--- START Record extracts ---
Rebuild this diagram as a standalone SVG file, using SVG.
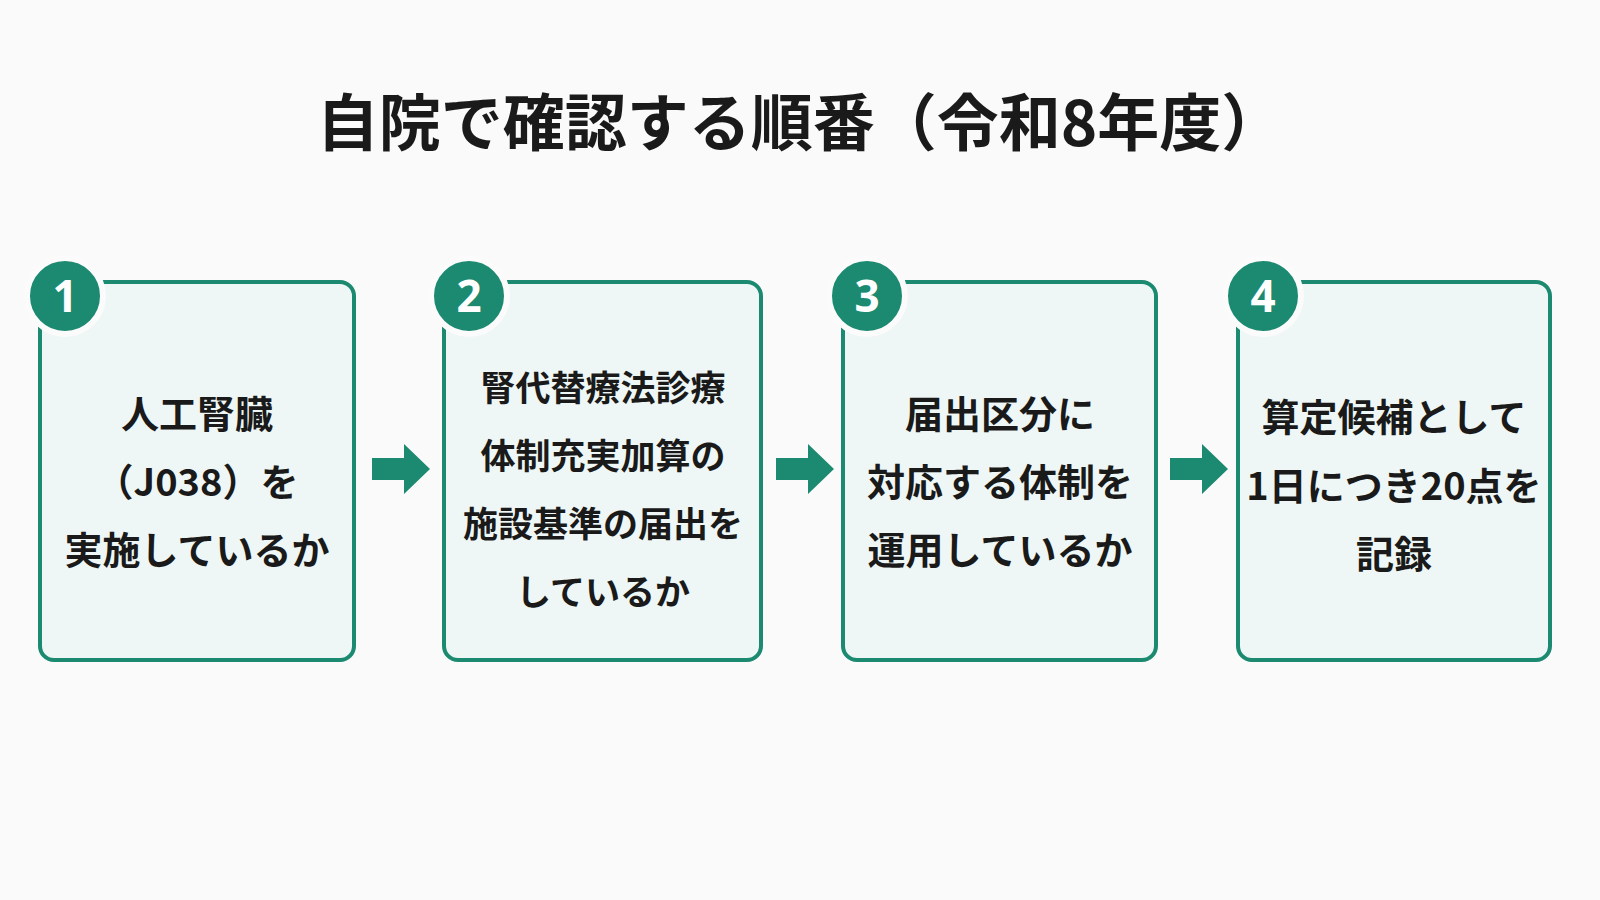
<svg xmlns="http://www.w3.org/2000/svg" width="1600" height="900" viewBox="0 0 1600 900">
<defs>
<style>
.box{fill:#eef7f5;stroke:#1b8a70;stroke-width:4}
.c{fill:#1b8a70;stroke:#fbfbfb;stroke-width:6}
.n{font-family:"Noto Sans","Noto Sans CJK JP",sans-serif;font-weight:700;font-size:44px;fill:#fff;text-anchor:middle}
.t{font-family:"Noto Sans CJK JP",sans-serif;font-weight:700;font-size:38px;fill:#1a1a1a;text-anchor:middle}
.s{font-size:35px}
.ar{fill:#1b8a70}
</style>
</defs>
<rect width="1600" height="900" fill="#fafafa"/>
<text x="800" y="146" font-family="Noto Sans CJK JP,sans-serif" font-weight="700" font-size="62" fill="#1a1a1a" text-anchor="middle">自院で確認する順番（令和8年度）</text>
<g id="connectors">
<polygon class="ar" points="372,458 404,458 404,444 430,469 404,494 404,480 372,480"/>
<polygon class="ar" points="776,458 808,458 808,444 834,469 808,494 808,480 776,480"/>
<polygon class="ar" points="1170,458 1202,458 1202,444 1228,469 1202,494 1202,480 1170,480"/>
</g>
<g id="node1">
<rect class="box" x="40" y="282" width="314" height="378" rx="14"/>
<circle class="c" cx="65" cy="296" r="38"/><text class="n" x="65" y="312">1</text>
<text class="t" x="197" y="428">人工腎臓</text>
<text class="t" x="197" y="496">（J038）を</text>
<text class="t" x="197" y="564">実施しているか</text>
</g>
<g id="node2">
<rect class="box" x="444" y="282" width="317" height="378" rx="14"/>
<circle class="c" cx="469" cy="296" r="38"/><text class="n" x="469" y="312">2</text>
<text class="t s" x="603" y="401">腎代替療法診療</text>
<text class="t s" x="603" y="469">体制充実加算の</text>
<text class="t s" x="603" y="537">施設基準の届出を</text>
<text class="t s" x="603" y="605">しているか</text>
</g>
<g id="node3">
<rect class="box" x="843" y="282" width="313" height="378" rx="14"/>
<circle class="c" cx="867" cy="296" r="38"/><text class="n" x="867" y="312">3</text>
<text class="t" x="1000" y="428">届出区分に</text>
<text class="t" x="1000" y="496">対応する体制を</text>
<text class="t" x="1000" y="564">運用しているか</text>
</g>
<g id="node4">
<rect class="box" x="1238" y="282" width="312" height="378" rx="14"/>
<circle class="c" cx="1263" cy="296" r="38"/><text class="n" x="1263" y="312">4</text>
<text class="t" x="1394" y="431">算定候補として</text>
<text class="t" x="1394" y="500">1日につき20点を</text>
<text class="t" x="1394" y="568">記録</text>
</g>
</svg>
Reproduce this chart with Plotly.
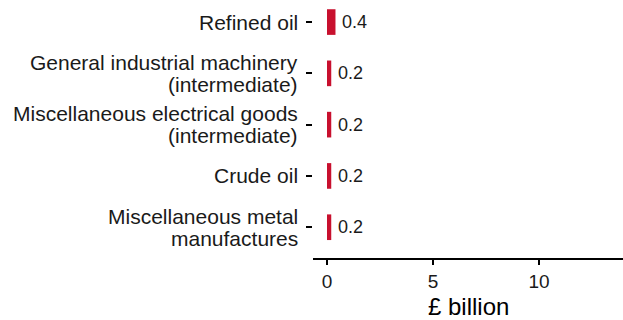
import plotly.graph_objects as go

categories = [
    "Miscellaneous metal<br>manufactures",
    "Crude oil",
    "Miscellaneous electrical goods<br>(intermediate)",
    "General industrial machinery<br>(intermediate)",
    "Refined oil",
]
values = [0.2, 0.2, 0.2, 0.2, 0.4]
labels = ["0.2", "0.2", "0.2", "0.2", "0.4"]
x_ticks = [0, 5, 10]
x_title = "£ billion"

BAR_RED = "#C8102E"
FONT = "Liberation Sans"
TEXT = "#1a1a1a"

fig = go.Figure(
    go.Bar(
        x=values,
        y=categories,
        orientation="h",
        width=0.5,
        marker=dict(color=BAR_RED, line=dict(width=0)),
        hoverinfo="skip",
    )
)

# value labels just to the right of each bar
for cat, val, lab in zip(categories, values, labels):
    fig.add_annotation(
        x=val, y=cat, text=lab, showarrow=False,
        xanchor="left", yanchor="middle", xshift=5,
        font=dict(family=FONT, size=18, color=TEXT),
    )

# category labels, one annotation per line for a tight line height
LINE_GAP = 22
for cat in categories:
    lines = cat.split("<br>")
    n = len(lines)
    for i, line in enumerate(lines):
        offset = ((n - 1) / 2 - i) * LINE_GAP
        fig.add_annotation(
            x=0, xref="paper", y=cat, yref="y", text=line, showarrow=False,
            xanchor="right", yanchor="middle", xshift=-13, yshift=offset,
            font=dict(family=FONT, size=21, color=TEXT),
        )

# x-axis title placed below the tick labels
fig.add_annotation(
    x=0.5, xref="paper", y=0, yref="paper", text=x_title, showarrow=False,
    xanchor="center", yanchor="top", yshift=-33,
    font=dict(family=FONT, size=24, color="black"),
)

fig.update_layout(
    width=623, height=320,
    margin=dict(l=313, r=0, t=0, b=62),
    paper_bgcolor="white", plot_bgcolor="white",
    showlegend=False,
    font=dict(family=FONT, color=TEXT),
    xaxis=dict(
        range=[-0.66, 13.96],
        tickvals=x_ticks,
        ticktext=[str(t) for t in x_ticks],
        showgrid=False, zeroline=False,
        showline=True, linecolor="black", linewidth=2,
        ticks="outside", ticklen=5, tickwidth=2, tickcolor="black",
        tickfont=dict(size=19, family=FONT, color=TEXT),
    ),
    yaxis=dict(
        type="category",
        categoryorder="array", categoryarray=categories,
        range=[-0.6, 4.43],
        showgrid=False, zeroline=False, showline=False,
        ticks="outside", ticklen=6, tickwidth=2, tickcolor="black",
        showticklabels=False,
    ),
)

fig.write_html("out.html")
--- END Record extracts ---
Write out the lines beginning with the one that contains "Reproduce this chart with Plotly." and ending with the one that contains "import plotly.graph_objects as go", exactly as given. Leave pictures out.

Solution for this task
Reproduce this chart with Plotly.
import plotly.graph_objects as go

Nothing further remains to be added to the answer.